Home Sweet Home: Aldea
As great as the community and volunteer interest was in trying to save the Santa Fe Cholla, it was finally determined that, in order to truly save the cactus, they needed to reestablish them in nature. That’s how Aldea became involved. Specifically, the idea to transplant the endangered cactus in Aldea arose through the outreach efforts of former Permaculture Committee Chair Don Wilson. After meeting with Joe and Obie, the project was planned and executed through the organizing efforts of Permaculture Committee member Chuck Stein.
Offering a home to the Santa Fe Cholla is ideal for Aldea. With our 345 total acres, including more than 200 acres of open space, the property is earmarked as a natural preserve, described as a “vibrant natural landscape needing minimal additional maintenance or water, once established.” Bingo!
About 160 cholla cuttings were obtained from the CRP. Seven volunteers, including Chuck and Don, plus Debby Stein, Pat and Lee Harrell, Gail Szpatura and Tony Brown, transplanted them into pots. This part took about 90 minutes. Then Don and Chuck planted most of them, along with 15 larger cuttings, in the three of the parts as well as open space. The intention is to monitor the new plantings to see how they do.
So far, a couple of months in, the news is pretty good. Those planted in the ground around Calle Loma and La Vida Trail are still there, as are the bigger plants located in Esperanza Park, Plazuela Park, and Festiva Park. However, several leftover pots that had been saved for later have been eaten down to the earth by packrats, who use cactus pieces in their nests.
Aldea is receiving 50 potted Chollas from Eldorado that will go into the ground. Cuttings will happen again next summer and we will find a better way to store them.
“We started years ago with a few bins of three-to-four inch pieces of Santa Fe Cholla and now we have pickup trucks overflowing with 12-inch pieces for people to take home and plant,” says Obie.

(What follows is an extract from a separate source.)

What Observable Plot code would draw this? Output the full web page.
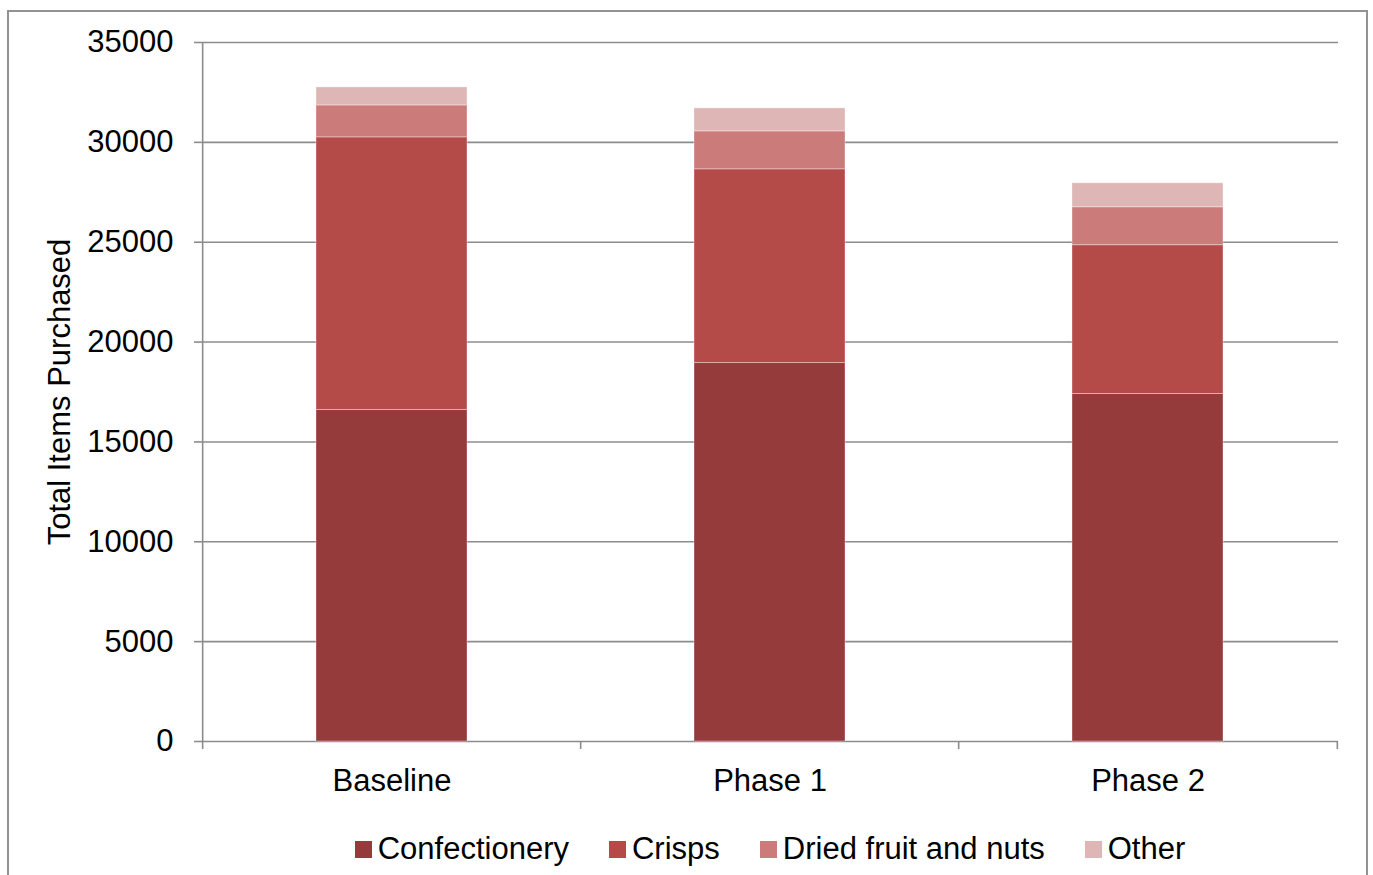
<!DOCTYPE html>
<html><head><meta charset="utf-8">
<script src="https://cdn.jsdelivr.net/npm/d3@7"></script>
<script src="https://cdn.jsdelivr.net/npm/@observablehq/plot@0.6"></script>
<style>
body{margin:0;background:#fff;font-family:"Liberation Sans",Arial,sans-serif;}
#wrap{position:relative;width:1373px;height:875px;overflow:hidden;background:#fff}
#border{position:absolute;left:7px;top:10px;width:1361px;height:900px;border:2px solid #929292;box-sizing:border-box}
#chart{position:absolute;left:0;top:0}
#legend{position:absolute;left:202px;width:1136px;top:829px;height:40px;display:flex;justify-content:center;align-items:center;gap:40px;font-size:31px;color:#000}
.item{display:flex;align-items:center}
.sw{width:17px;height:17px;margin-right:6px}
</style></head>
<body>
<div id="wrap"><div id="border"></div><div id="chart"></div><div id="legend"></div></div>
<script>
const categories = ["Baseline", "Phase 1", "Phase 2"];
const seriesNames = ["Confectionery", "Crisps", "Dried fruit and nuts", "Other"];
const confectionery = [16600, 18950, 17400];
const crisps = [13650, 9700, 7450];
const driedFruitNuts = [1600, 1900, 1900];
const other = [900, 1150, 1200];
const seriesColors = ["#953b3b", "#b54b49", "#cb7c7a", "#dfb6b6"];
const yTicks = [0, 5000, 10000, 15000, 20000, 25000, 30000, 35000];

const seriesValues = [confectionery, crisps, driedFruitNuts, other];
const rows = [];
seriesNames.forEach((s, si) => categories.forEach((c, ci) => rows.push({category: c, series: s, value: seriesValues[si][ci]})));

const W = 1373, H = 825;
const mL = 202, mR = 35, mT = 42, mB = 84;
const step = (W - mL - mR) / categories.length;
const font = "Liberation Sans, Arial, sans-serif";

const plot = Plot.plot({
  width: W, height: H,
  marginLeft: mL, marginRight: mR, marginTop: mT, marginBottom: mB,
  style: {fontFamily: font, fontSize: "31px", color: "#000", background: "transparent", overflow: "visible"},
  x: {domain: categories, paddingInner: 0.6, paddingOuter: 0.3},
  y: {domain: [0, 35000]},
  color: {domain: seriesNames, range: seriesColors},
  marks: [
    Plot.gridY(yTicks, {stroke: "#8c8c8c", strokeOpacity: 1, strokeWidth: 1.6}),
    Plot.barY(rows, {x: "category", y: "value", fill: "series", z: "series", stroke: "#ffffff", strokeOpacity: 0.35, strokeWidth: 1}),
    Plot.ruleX([categories[0]], {x: d => d, dx: -step / 2, y1: 0, y2: 35000, stroke: "#8c8c8c", strokeWidth: 1.6}),
    Plot.ruleX(categories, {x: d => d, dx: -step / 2, y1: 0, y2: -400, stroke: "#8c8c8c", strokeWidth: 1.6}),
    Plot.ruleX([categories[categories.length - 1]], {x: d => d, dx: step / 2, y1: 0, y2: -400, stroke: "#8c8c8c", strokeWidth: 1.6}),
    Plot.axisY(yTicks, {tickSize: 8, tickPadding: 21, tickFormat: d => String(d), stroke: "#8c8c8c", strokeWidth: 1.6, fontSize: 31, fill: "#000", label: null}),
    Plot.axisX({tickSize: 0, tickPadding: 27, fontSize: 31, fill: "#000", label: null}),
    Plot.text(["Total Items Purchased"], {frameAnchor: "left", dx: -142, rotate: -90, text: d => d, fontSize: 31, fill: "#000", textAnchor: "middle", lineAnchor: "middle"})
  ]
});
document.getElementById("chart").appendChild(plot);

const legend = document.getElementById("legend");
seriesNames.forEach((s, i) => {
  const it = document.createElement("div"); it.className = "item";
  const sw = document.createElement("div"); sw.className = "sw"; sw.style.background = seriesColors[i];
  const t = document.createElement("span"); t.textContent = s;
  it.appendChild(sw); it.appendChild(t); legend.appendChild(it);
});
</script>
</body></html>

The Cactus Rescue Project has now expanded its efforts to include the promotion of all cactus as a xeric alternative for gardening in drought-afflicted areas of the southwestern United States. The group is also working with the New Mexico Department of Transportation to plant cactus along a highway interchange.
The CRP now distribute plants to nurseries and individuals and has donated them to community cactus projects in Eldorado and Museum Hill. “A great thing about the Museum Hill Dry Garden is that people can actually visit to see which cacti thrive in our locale. Many people are surprised to see how many cacti grow well here,” says Obie. New Mexico State Botanist, Daniela Roth, who is responsible for the state’s endangered plants said: “If all endangered plant projects would receive such enthusiastic input from the community, we would not have any endangered plants and I would actually have time for research.”
Can two people really make a difference? You Betcha.